Money is often the key reason why colleges and universities don’t make the bold changes introduced at Wake Forest. But I believe the reasons are philosophical as well:
• Many institutions dislike the current push to prove the economic value of the education they provide, and believe this more vocational emphasis will diminish their academic standards.
• Colleges don’t want to reduce the budget of other departments so that more money can be invested in career services.
• Advancement offices are concerned that money raised for careers will reduce donations to other institutional priorities, even when it can be proven that dollars given to careers expand rather than reduce the development pie.
• A significant elevation in career director salaries may be perceived to cause internal equity problems if peers are in low-paid areas like Student Affairs.
Curiously, few people have made the case that securing a successful future for college graduates is just as important as admitting the right number of appropriately qualified students. One obvious reason is that most universities have Career Centers with very low visibility and don’t hold their career directors accountable for results. When graduate outcomes are considered as important on the undergraduate level as they are in professional schools, institutions may have less of a problem making the leader of the careers initiative a senior-level position, as it is at Wake Forest.
In the meantime, there are plenty of ways for colleges and universities to learn from the Wake Forest example without spending a great deal of money:
1) Change the culture. Wake Forest believes that helping students prepare for their futures requires a supportive ecosystem. That ecosystem includes faculty, alumni, parents, advisors and the students themselves. For the model to work, you need technology, and at least one person to orchestrate the “career community”, but apart from that, it’s a question of setting expectations.
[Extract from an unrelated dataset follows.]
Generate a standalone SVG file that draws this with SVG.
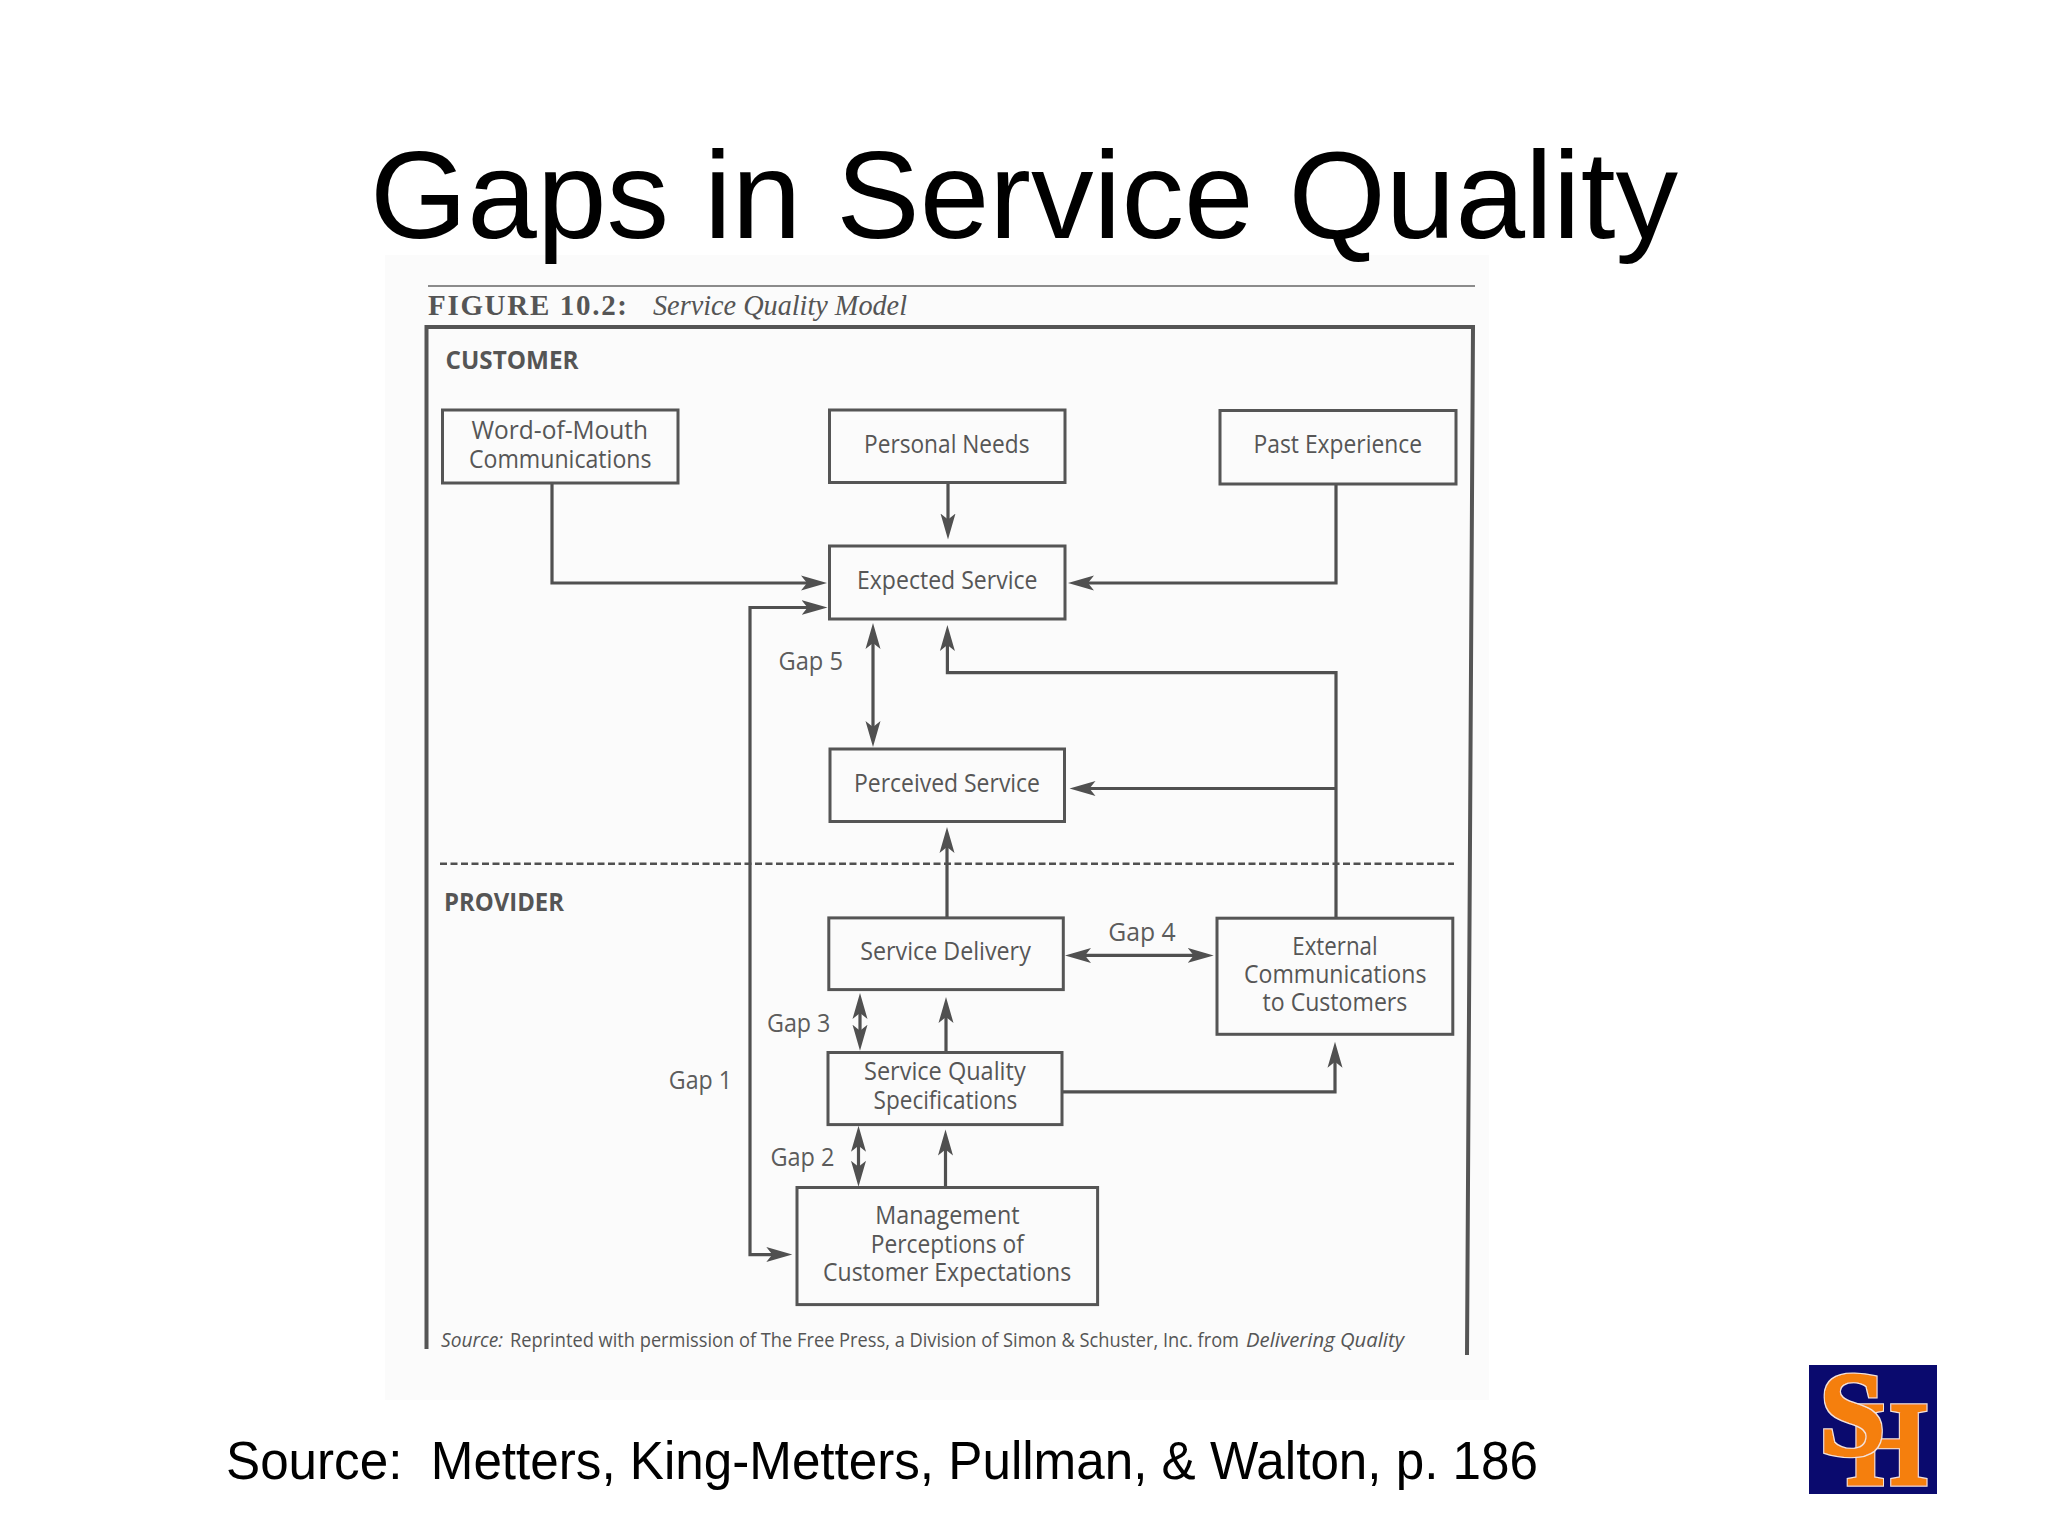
<svg xmlns="http://www.w3.org/2000/svg" width="2048" height="1536" viewBox="0 0 2048 1536">
<style>
.slide{font-family:"Liberation Sans",Arial,sans-serif;fill:#000;white-space:pre}
.box{fill:none;stroke:#555;stroke-width:3}
.t{font-family:"Open Sans","Noto Sans",sans-serif;font-size:25px;fill:#565656}
.g{font-family:"Open Sans","Noto Sans",sans-serif;font-size:25px;fill:#5c5c5c}
.b{font-family:"Open Sans","Noto Sans",sans-serif;font-size:25px;font-weight:700;fill:#555}
.s{font-family:"Open Sans","Noto Sans",sans-serif;font-size:20px;fill:#555}
.si{font-style:italic}
.c{fill:none;stroke:#505050;stroke-width:3.2}
.a{marker-end:url(#ah)}
.d{marker-start:url(#ah);marker-end:url(#ah)}
.logo{font-family:"Liberation Serif",serif;font-weight:700;font-size:120px;fill:#f57f0f;stroke:#f57f0f;stroke-width:2.5;filter:url(#halo)}
</style>
<defs>
<marker id="ah" markerUnits="userSpaceOnUse" markerWidth="30" markerHeight="18" viewBox="0 -9 30 18" refX="18" refY="0" orient="auto-start-reverse">
<path d="M0,-7.5 L26,0 L0,7.5 L6,0 Z" fill="#505050"/>
</marker>
<filter id="halo" x="-10%" y="-10%" width="120%" height="120%">
<feMorphology in="SourceAlpha" operator="dilate" radius="1" result="d"/>
<feFlood flood-color="#f2e6d8"/>
<feComposite in2="d" operator="in" result="w"/>
<feMerge><feMergeNode in="w"/><feMergeNode in="SourceGraphic"/></feMerge>
</filter>
</defs>
<rect width="2048" height="1536" fill="#fff"/>
<rect x="385" y="255" width="1104" height="1145" fill="#fbfbfb"/>
<text class="slide" x="370" y="238" font-size="125" textLength="1308" lengthAdjust="spacingAndGlyphs">Gaps in Service Quality</text>
<text class="slide" x="226" y="1479" font-size="53" textLength="1312" lengthAdjust="spacingAndGlyphs" xml:space="preserve">Source:  Metters, King-Metters, Pullman, &amp; Walton, p. 186</text>

<g id="figure-frame">
<path d="M428,286 H1475" fill="none" stroke="#666" stroke-width="1.5"/>
<path d="M426.5,1349 V327 H1473 L1467,1355" fill="none" stroke="#555" stroke-width="4"/>
<text x="428" y="314.5" font-family="Liberation Serif,serif" font-weight="700" font-size="29" fill="#555" textLength="199" lengthAdjust="spacing">FIGURE 10.2:</text>
<text x="653" y="314.5" font-family="Liberation Serif,serif" font-style="italic" font-size="29" fill="#555" textLength="254" lengthAdjust="spacingAndGlyphs">Service Quality Model</text>
<text class="b" x="445.5" y="368.5" textLength="133" lengthAdjust="spacingAndGlyphs">CUSTOMER</text>
<text class="b" x="444" y="910.5" textLength="120" lengthAdjust="spacingAndGlyphs">PROVIDER</text>
<path d="M440,863.7 H1454" fill="none" stroke="#505050" stroke-width="2.5" stroke-dasharray="7 3.5"/>
<text class="s si" x="441" y="1347" textLength="62" lengthAdjust="spacingAndGlyphs">Source:</text>
<text class="s" x="510" y="1347" textLength="729" lengthAdjust="spacingAndGlyphs">Reprinted with permission of The Free Press, a Division of Simon &amp; Schuster, Inc. from</text>
<text class="s si" x="1246" y="1347" textLength="158" lengthAdjust="spacingAndGlyphs">Delivering Quality</text>
</g>

<g id="connectors">
<path class="c a" d="M552,483 V583 H819"/>
<path class="c a" d="M1336,484 V583 H1076"/>
<path class="c a" d="M948,483 V531.5"/>
<path class="c d" d="M819.5,607.5 H750 V1254.6 H784.3"/>
<path class="c d" d="M873,631 V739"/>
<path class="c a" d="M1336,918 V672.7 H947.4 V633"/>
<path class="c a" d="M1336,788.5 H1077.5"/>
<path class="c a" d="M947,918 V835"/>
<path class="c d" d="M1073,955.4 H1205.7"/>
<path class="c d" d="M860,1001 V1042.7"/>
<path class="c a" d="M946,1052.5 V1005"/>
<path class="c d" d="M858.5,1133.7 V1178.8"/>
<path class="c a" d="M945.5,1187.5 V1137.6"/>
<path class="c a" d="M1062,1091.8 H1335 V1049.8"/>
</g>

<g id="word-of-mouth"><rect class="box" x="442.5" y="410" width="235.5" height="73"/>
<text class="t" x="471.5" y="439" textLength="176.5" lengthAdjust="spacingAndGlyphs">Word-of-Mouth</text>
<text class="t" x="469" y="467.5" textLength="182.5" lengthAdjust="spacingAndGlyphs">Communications</text></g>
<g id="personal-needs"><rect class="box" x="829.5" y="410" width="235.5" height="72.5"/>
<text class="t" x="864" y="453" textLength="165.5" lengthAdjust="spacingAndGlyphs">Personal Needs</text></g>
<g id="past-experience"><rect class="box" x="1220" y="410.5" width="236" height="73.5"/>
<text class="t" x="1253.5" y="453" textLength="168.5" lengthAdjust="spacingAndGlyphs">Past Experience</text></g>
<g id="expected-service"><rect class="box" x="829.5" y="546" width="235.5" height="73"/>
<text class="t" x="857" y="589" textLength="180.5" lengthAdjust="spacingAndGlyphs">Expected Service</text></g>
<g id="perceived-service"><rect class="box" x="830" y="749" width="234.5" height="72.5"/>
<text class="t" x="854" y="791.5" textLength="186" lengthAdjust="spacingAndGlyphs">Perceived Service</text></g>
<g id="service-delivery"><rect class="box" x="828.8" y="917.9" width="234.5" height="71.7"/>
<text class="t" x="860.2" y="960" textLength="170.6" lengthAdjust="spacingAndGlyphs">Service Delivery</text></g>
<g id="external-communications"><rect class="box" x="1217" y="918.2" width="235.8" height="116.1"/>
<text class="t" x="1292.3" y="954.6" textLength="85.3" lengthAdjust="spacingAndGlyphs">External</text>
<text class="t" x="1244" y="982.9" textLength="182.4" lengthAdjust="spacingAndGlyphs">Communications</text>
<text class="t" x="1262.5" y="1010.7" textLength="144.8" lengthAdjust="spacingAndGlyphs">to Customers</text></g>
<g id="service-quality-specifications"><rect class="box" x="828" y="1052.5" width="234" height="72.1"/>
<text class="t" x="864" y="1080.4" textLength="161.7" lengthAdjust="spacingAndGlyphs">Service Quality</text>
<text class="t" x="873.6" y="1109" textLength="143.7" lengthAdjust="spacingAndGlyphs">Specifications</text></g>
<g id="management-perceptions"><rect class="box" x="797" y="1187.5" width="300.6" height="117.1"/>
<text class="t" x="875.3" y="1224" textLength="144.3" lengthAdjust="spacingAndGlyphs">Management</text>
<text class="t" x="870.8" y="1252.5" textLength="153.2" lengthAdjust="spacingAndGlyphs">Perceptions of</text>
<text class="t" x="823" y="1281" textLength="248.2" lengthAdjust="spacingAndGlyphs">Customer Expectations</text></g>

<g id="gap-labels">
<text class="g" x="668.8" y="1089" textLength="63.2" lengthAdjust="spacingAndGlyphs">Gap 1</text>
<text class="g" x="770.4" y="1166.4" textLength="64" lengthAdjust="spacingAndGlyphs">Gap 2</text>
<text class="g" x="767" y="1032" textLength="63.4" lengthAdjust="spacingAndGlyphs">Gap 3</text>
<text class="g" x="1108.2" y="941" textLength="67.4" lengthAdjust="spacingAndGlyphs">Gap 4</text>
<text class="g" x="778.5" y="670" textLength="64.5" lengthAdjust="spacingAndGlyphs">Gap 5</text>
</g>

<g id="logo">
<rect x="1809" y="1365" width="128" height="129" fill="#0a0a6e"/>
<text class="logo" transform="translate(1847,1485) scale(.86,1)">H</text>
<text class="logo" x="1819" y="1455">S</text>
</g>
</svg>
In most schools, it will take a presidential mandate to ensure that the career success of a college’s students is everyone’s business.
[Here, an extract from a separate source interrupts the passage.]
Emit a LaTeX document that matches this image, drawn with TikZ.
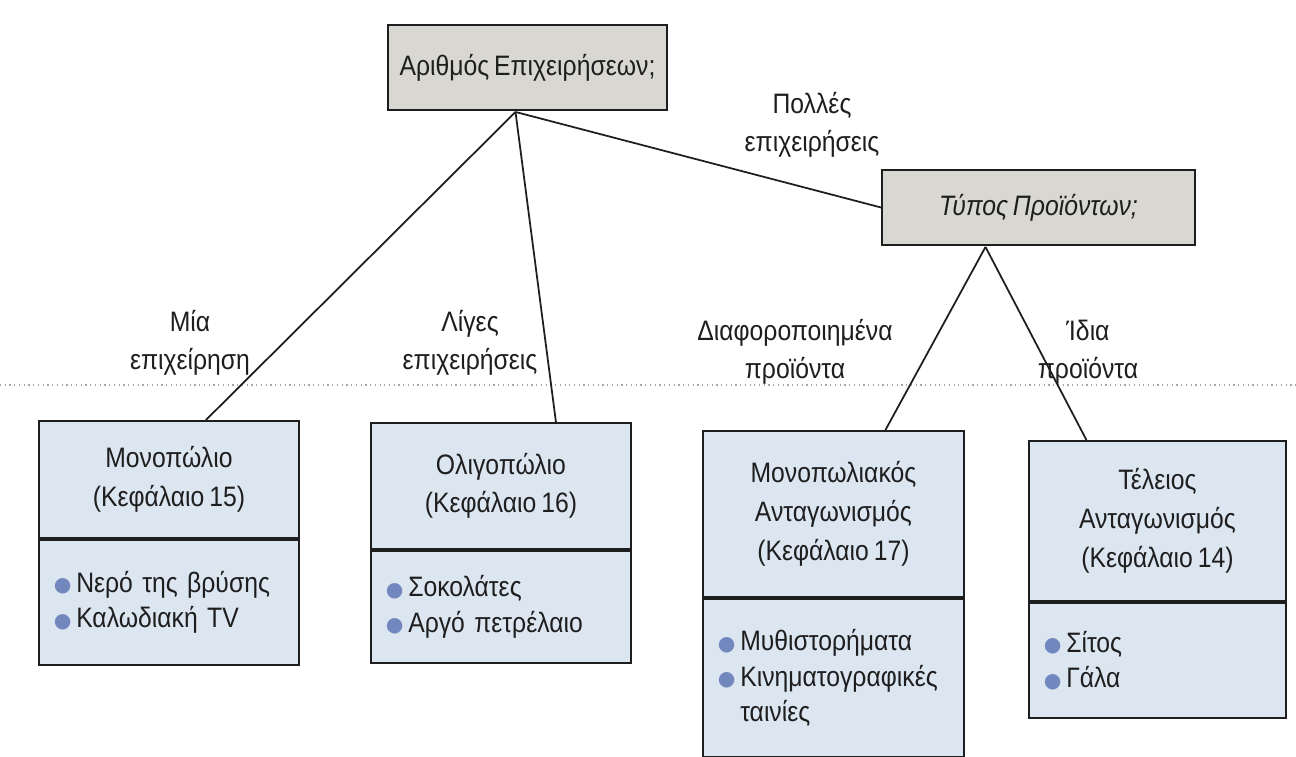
\documentclass[tikz,border=0pt]{standalone}
\usepackage{fontspec}
\setmainfont[FakeStretch=0.88,WordSpace=0.7]{Liberation Sans}
\newfontfamily\symf{DejaVu Sans}
\usetikzlibrary{calc}
\definecolor{boxgray}{HTML}{D9D7D1}
\definecolor{boxblue}{HTML}{DCE6F1}
\definecolor{bulc}{HTML}{7387BF}
\definecolor{ink}{HTML}{1E1E1E}
\newcommand\bul{\raisebox{0.3pt}{\symf\fontsize{11.5}{11}\selectfont\textcolor{bulc}{●}}\,}
\newcommand\bulsp{\phantom{\bul}}
\begin{document}
\begin{tikzpicture}[x=0.02cm,y=-0.02cm,
  graybox/.style={draw=ink, line width=1.1pt, fill=boxgray, inner sep=0pt, align=center,
    font=\fontsize{16}{21}\selectfont, text=ink},
  headbox/.style={draw=ink, line width=1.1pt, fill=boxblue, align=center, anchor=north west,
    inner sep=0pt, font=\fontsize{16}{22}\selectfont, text=ink},
  listbox/.style={draw=ink, line width=1.1pt, fill=boxblue, align=left, anchor=north west,
    inner ysep=0pt, inner xsep=0.3cm, font=\fontsize{16}{20}\selectfont, text=ink},
  lbl/.style={align=center, font=\fontsize{16}{21.5}\selectfont, text=ink, inner sep=0pt},
  conn/.style={draw=ink, line width=1pt}]
\useasboundingbox (0,0) rectangle (1296,757);
\fill[white] (0,0) rectangle (1296,757);
% scan fold line
\draw[gray!70, dotted, line width=0.7pt] (0,385) -- (1296,385);

% top question boxes
\node[graybox, minimum width=5.58cm, minimum height=1.7cm] (top) at (527.5,67.5) {Αριθμός Επιχειρήσεων;};
\node[graybox, minimum width=6.26cm, minimum height=1.5cm] (type) at (1038.5,207.5) {\itshape Τύπος Προϊόντων;};

% market boxes
\node[headbox, minimum width=5.2cm, minimum height=2.34cm] (mono) at (38,420) {Μονοπώλιο\\(Κεφάλαιο 15)};
\node[listbox, text width=4.6cm, minimum height=2.5cm] (monol) at (mono.south west) {\bul Νερό της βρύσης\\\bul Καλωδιακή TV};

\node[headbox, minimum width=5.2cm, minimum height=2.52cm] (oligo) at (370,422) {Ολιγοπώλιο\\(Κεφάλαιο 16)};
\node[listbox, text width=4.6cm, minimum height=2.24cm] (oligol) at (oligo.south west) {\bul Σοκολάτες\\\bul Αργό πετρέλαιο};

\node[headbox, minimum width=5.22cm, minimum height=3.32cm] (mc) at (702,430) {Μονοπωλιακός\\Ανταγωνισμός\\(Κεφάλαιο 17)};
\node[listbox, text width=4.62cm, minimum height=3.16cm] (mcl) at (mc.south west) {\bul Μυθιστορήματα\\\bul Κινηματογραφικές\\\bulsp ταινίες};

\node[headbox, minimum width=5.14cm, minimum height=3.2cm] (pc) at (1028,440) {Τέλειος\\Ανταγωνισμός\\(Κεφάλαιο 14)};
\node[listbox, text width=4.54cm, minimum height=2.3cm] (pcl) at (pc.south west) {\bul Σίτος\\\bul Γάλα};

% hubs
\coordinate (h1) at ($(top.south)+(-12,1)$);
\coordinate (h2) at ($(type.south)+(-53,1)$);

% connectors
\draw[conn] (h1) -- ($(mono.north)+(37,0)$);
\draw[conn] (h1) -- ($(oligo.north)+(55,0)$);
\draw[conn] (h1) -- (type.west);
\draw[conn] (h2) -- ($(mc.north)+(52,0)$);
\draw[conn] (h2) -- ($(pc.north)+(-71,0)$);

% labels
\node[lbl] (l1) at (190,343) {Μία\\επιχείρηση};
\node[lbl] (l2) at (470,343) {Λίγες\\επιχειρήσεις};
\node[lbl] (l3) at (812,125) {Πολλές\\επιχειρήσεις};
\node[lbl] (l4) at (795,352) {Διαφοροποιημένα\\προϊόντα};
\node[lbl] (l5) at (1088,352) {Ίδια\\προϊόντα};
\end{tikzpicture}
\end{document}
2) Reach students early and don’t make careers intimidating. Wake Forest uses a paper airplane exercise to get students’ attention at orientation, while also gathering important information on students’ career aspirations. Career activities don’t have to be fun, but such methods do address the biggest complaint of most career services offices: students don’t come in to use their services. Students will, of course, take advantage of a service if they perceive it to be valuable, convenient and a good use of their time. The best way to engage students is for them to hear accolades about an individual, service or program from fellow students.
3) Be transparent. Wake Forest’s website lays out all the statistics about what happens to its graduates—but it tells individual stories too. If you want to know where philosophy graduates found their jobs, it’s only a few clicks away. And, you can easily discover what you should be doing to prepare for your career in each of your years in college.
No college or university can implement major new career initiatives simply by following the Wake Forest model, because all institutions have their own unique cultures. But neither can they sit on the sidelines and keep doing business as usual. Families are increasingly making decisions about where their sons and daughters will matriculate based on both educational quality and career outcomes. It is time to recognize that colleges and universities can provide both.